# What is required
Repeat the data word for word. Do not include the pictures.

--------------------------------

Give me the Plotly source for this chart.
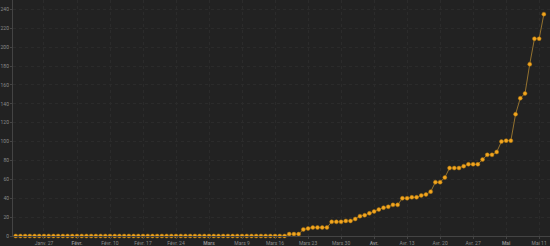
import plotly.graph_objects as go
import pandas as pd

start_date = "2020-01-21"
n_days = 113
dates = pd.date_range(start_date, periods=n_days, freq="D")

values = [
    0, 0, 0, 0, 0, 0, 0, 0, 0, 0,
    0, 0, 0, 0, 0, 0, 0, 0, 0, 0,
    0, 0, 0, 0, 0, 0, 0, 0, 0, 0,
    0, 0, 0, 0, 0, 0, 0, 0, 0, 0,
    0, 0, 0, 0, 0, 0, 0, 0, 0, 0,
    0, 0, 0, 0, 0, 0, 0, 0,
    2, 2, 2, 7, 8, 9, 9, 9, 9, 15,
    15, 15, 16, 16, 18, 21, 22, 24, 26, 28,
    30, 31, 33, 33, 40, 40, 41, 41, 43, 44,
    47, 57, 57, 62, 72, 72, 72, 74, 76, 76,
    76, 81, 86, 86, 89, 100, 101, 101, 129, 146,
    151, 182, 209, 209, 235,
]

tick_dates = ["2020-01-27", "2020-02-03", "2020-02-10", "2020-02-17", "2020-02-24",
              "2020-03-02", "2020-03-09", "2020-03-16", "2020-03-23", "2020-03-30",
              "2020-04-06", "2020-04-13", "2020-04-20", "2020-04-27", "2020-05-04",
              "2020-05-11"]
tick_labels = ["Janv. 27", "<b>Févr.</b>", "Févr. 10", "Févr. 17", "Févr. 24",
               "<b>Mars</b>", "Mars 9", "Mars 16", "Mars 23", "Mars 30",
               "<b>Avr.</b>", "Avr. 13", "Avr. 20", "Avr. 27", "<b>Mai</b>",
               "Mai 11"]
y_ticks = [0, 20, 40, 60, 80, 100, 120, 140, 160, 180, 200, 220, 240]

bg = "#222222"
fig = go.Figure()
fig.add_trace(go.Scatter(
    x=dates, y=values, mode="lines+markers",
    line=dict(color="#94722f", width=1),
    marker=dict(color="#f2a51f", size=4, line=dict(color="#a8720f", width=0.5)),
    cliponaxis=False, hoverinfo="x+y",
))

x0 = pd.Timestamp(start_date) - pd.Timedelta(hours=13.7)
x1 = pd.Timestamp(start_date) + pd.Timedelta(hours=24 * 113.3)

fig.update_layout(
    width=550, height=246,
    margin=dict(l=13, r=0, t=0, b=10),
    paper_bgcolor=bg, plot_bgcolor=bg,
    showlegend=False,
    font=dict(family="Roboto, sans-serif", size=5, color="#8a8a8a"),
    xaxis=dict(
        range=[x0, x1], tickvals=tick_dates, ticktext=tick_labels,
        showgrid=True, gridcolor="#2b2b2b", griddash="dot", gridwidth=1,
        showline=True, linecolor="#444444", linewidth=1,
        ticks="outside", ticklen=2, tickcolor="#444444",
        tickfont=dict(size=5, color="#8a8a8a"), zeroline=False,
    ),
    yaxis=dict(
        range=[0, 250], tickvals=y_ticks,
        showgrid=True, gridcolor="#2b2b2b", griddash="dot", gridwidth=1,
        showline=True, linecolor="#444444", linewidth=1,
        ticks="outside", ticklen=2, tickcolor="#444444",
        tickfont=dict(size=5, color="#8a8a8a"), zeroline=False,
    ),
)

fig.write_html("out.html")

--------------------------------

# Answer for the task
Give me the Plotly source for this chart.
import plotly.graph_objects as go
import pandas as pd

start_date = "2020-01-21"
n_days = 113
dates = pd.date_range(start_date, periods=n_days, freq="D")

values = [
    0, 0, 0, 0, 0, 0, 0, 0, 0, 0,
    0, 0, 0, 0, 0, 0, 0, 0, 0, 0,
    0, 0, 0, 0, 0, 0, 0, 0, 0, 0,
    0, 0, 0, 0, 0, 0, 0, 0, 0, 0,
    0, 0, 0, 0, 0, 0, 0, 0, 0, 0,
    0, 0, 0, 0, 0, 0, 0, 0,
    2, 2, 2, 7, 8, 9, 9, 9, 9, 15,
    15, 15, 16, 16, 18, 21, 22, 24, 26, 28,
    30, 31, 33, 33, 40, 40, 41, 41, 43, 44,
    47, 57, 57, 62, 72, 72, 72, 74, 76, 76,
    76, 81, 86, 86, 89, 100, 101, 101, 129, 146,
    151, 182, 209, 209, 235,
]

tick_dates = ["2020-01-27", "2020-02-03", "2020-02-10", "2020-02-17", "2020-02-24",
              "2020-03-02", "2020-03-09", "2020-03-16", "2020-03-23", "2020-03-30",
              "2020-04-06", "2020-04-13", "2020-04-20", "2020-04-27", "2020-05-04",
              "2020-05-11"]
tick_labels = ["Janv. 27", "<b>Févr.</b>", "Févr. 10", "Févr. 17", "Févr. 24",
               "<b>Mars</b>", "Mars 9", "Mars 16", "Mars 23", "Mars 30",
               "<b>Avr.</b>", "Avr. 13", "Avr. 20", "Avr. 27", "<b>Mai</b>",
               "Mai 11"]
y_ticks = [0, 20, 40, 60, 80, 100, 120, 140, 160, 180, 200, 220, 240]

bg = "#222222"
fig = go.Figure()
fig.add_trace(go.Scatter(
    x=dates, y=values, mode="lines+markers",
    line=dict(color="#94722f", width=1),
    marker=dict(color="#f2a51f", size=4, line=dict(color="#a8720f", width=0.5)),
    cliponaxis=False, hoverinfo="x+y",
))

x0 = pd.Timestamp(start_date) - pd.Timedelta(hours=13.7)
x1 = pd.Timestamp(start_date) + pd.Timedelta(hours=24 * 113.3)

fig.update_layout(
    width=550, height=246,
    margin=dict(l=13, r=0, t=0, b=10),
    paper_bgcolor=bg, plot_bgcolor=bg,
    showlegend=False,
    font=dict(family="Roboto, sans-serif", size=5, color="#8a8a8a"),
    xaxis=dict(
        range=[x0, x1], tickvals=tick_dates, ticktext=tick_labels,
        showgrid=True, gridcolor="#2b2b2b", griddash="dot", gridwidth=1,
        showline=True, linecolor="#444444", linewidth=1,
        ticks="outside", ticklen=2, tickcolor="#444444",
        tickfont=dict(size=5, color="#8a8a8a"), zeroline=False,
    ),
    yaxis=dict(
        range=[0, 250], tickvals=y_ticks,
        showgrid=True, gridcolor="#2b2b2b", griddash="dot", gridwidth=1,
        showline=True, linecolor="#444444", linewidth=1,
        ticks="outside", ticklen=2, tickcolor="#444444",
        tickfont=dict(size=5, color="#8a8a8a"), zeroline=False,
    ),
)

fig.write_html("out.html")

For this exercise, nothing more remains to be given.